La Svizzera non è pronta a difendersi in modo adeguato nel caso di un attacco militare. A ribadirlo al Telegiornale è Thomas Süssli, secondo il quale l’evoluzione degli scenari mondiali impone una ridefinizione delle priorità per le forze armate. Il capo dell’esercito, che lascerà l’incarico a fine anno, ha preso parte al LAC nella serata di ieri, martedì, alla conferenza annuale dell’Associazione per la rivista militare della Svizzera italiana: un’occasione per fare il punto su minacce reali in un contesto sempre più instabile.

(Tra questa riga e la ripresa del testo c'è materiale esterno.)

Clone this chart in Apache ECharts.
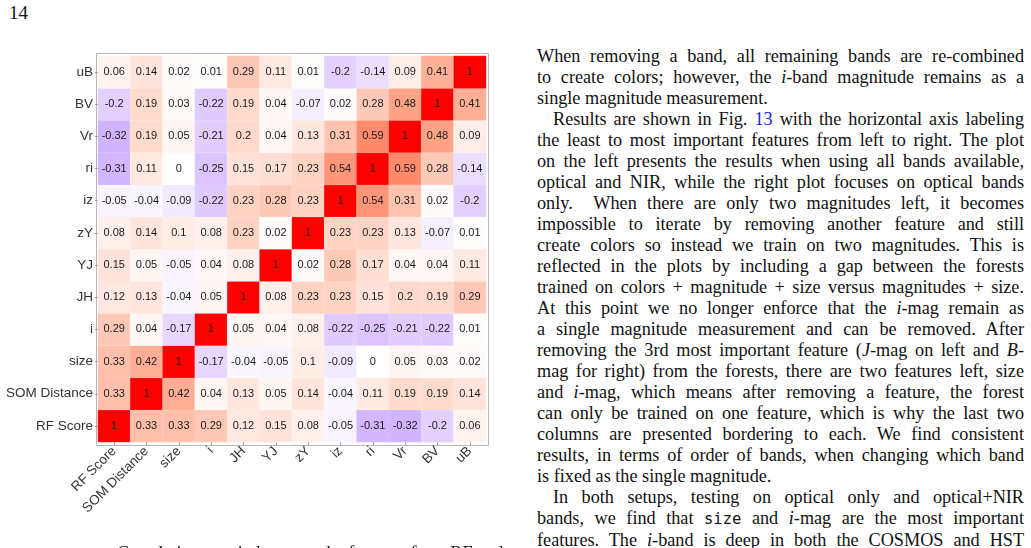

Süssli continua a ripeterlo: la Svizzera non è pronta a difendersi con i suoi obici blindati di 60 anni fa e un’artiglieria che spara fino a 20 km, a fronte dei 60 che raggiungono i sistemi moderni. Inoltre, più in generale, è possibile oggi equipaggiare solo un soldato su tre. Che dire però dei quasi 30 miliardi di franchi che il Parlamento ha destinato alla difesa per il quadriennio 2025-2028? Per il dimissionario comandante dell’esercito, non bastano. “Servirebbero circa 40 miliardi per sostituire tutto ciò su cui abbiamo risparmiato negli scorsi anni” e poi “altri 10 miliardi per le munizioni”. Nell’insieme, quindi, circa 50 miliardi “per equipaggiare completamente l’esercito di oggi”.
Cifre, quelle citate ai nostri microfoni, che appaiono esagerate a una parte della popolazione. Ma il punto è che l’esercito pensa sempre allo scenario peggiore. “La situazione in Europa negli ultimi anni è molto peggiorata, e questo non ce lo saremmo mai aspettato”, spiega Süssli. Fra il 2018 e il 2019 “parlavamo per lo più di cyberminacce”. Poi “siamo stati sorpresi” dalla crisi pandemica e quindi “dall’aggressione della Russia” all’Ucraina. Questo dimostra “che le cose possono cambiare molto in fretta”.
E la Russia, va rilevato, ha già avviato una guerra ‘ibrida’ nei confronti dell’Europa con provocazioni, sabotaggi, spionaggio e disinformazione. Inoltre si sta armando pesantemente: lo scorso anno, ad esempio, ha prodotto o rimesso in servizio 1’500 carri armati, mentre chi in Germania fabbrica i Leopard ne ha prodotti appena 40...
Ma quali sono le possibili minacce all’orizzonte? Si parte dal presupposto, afferma Süssli, che Mosca potrebbe essere pronta a un’ escalation nei confronti dell’Europa fra il 2027 e il 2029: questo “non significa che lo farà, ma che avrà la possibilità di farlo”. Uno degli scenari possibili consiste quindi in una sorta di sondaggio: “l’occupazione di una piccola porzione” di territorio, “magari un Paese baltico,” con l’obiettivo di “mettere alla prova l’Occidente”. E in uno scenario del genere “può anche darsi che la NATO decida di non intervenire” e che la Russia porti così avanti “altre aggressioni in Europa”.
Nel nuovo ordine mondiale c’è poi l’incognita rappresentata dalla Cina, che punta a una totale influenza sull’Indopacifico e rivuole Taiwan entro il 2049. Intanto anche la Repubblica popolare spicca sul terreno del riarmo: ogni anno, infatti, “la Cina produce più navi da guerra di quelle che ha in totale il Regno Unito”. E già oggi, sottolinea Süssli, “ne ha di più degli Stati Uniti”.
La Confederazione però, conclude il capo dell’esercito, ha comunque una carta da giocare: perché con l’avvento dei droni è in atto la più grande rivoluzione bellica di sempre. E in questo ambito la Svizzera dispone delle tecnologie e delle competenze giuste.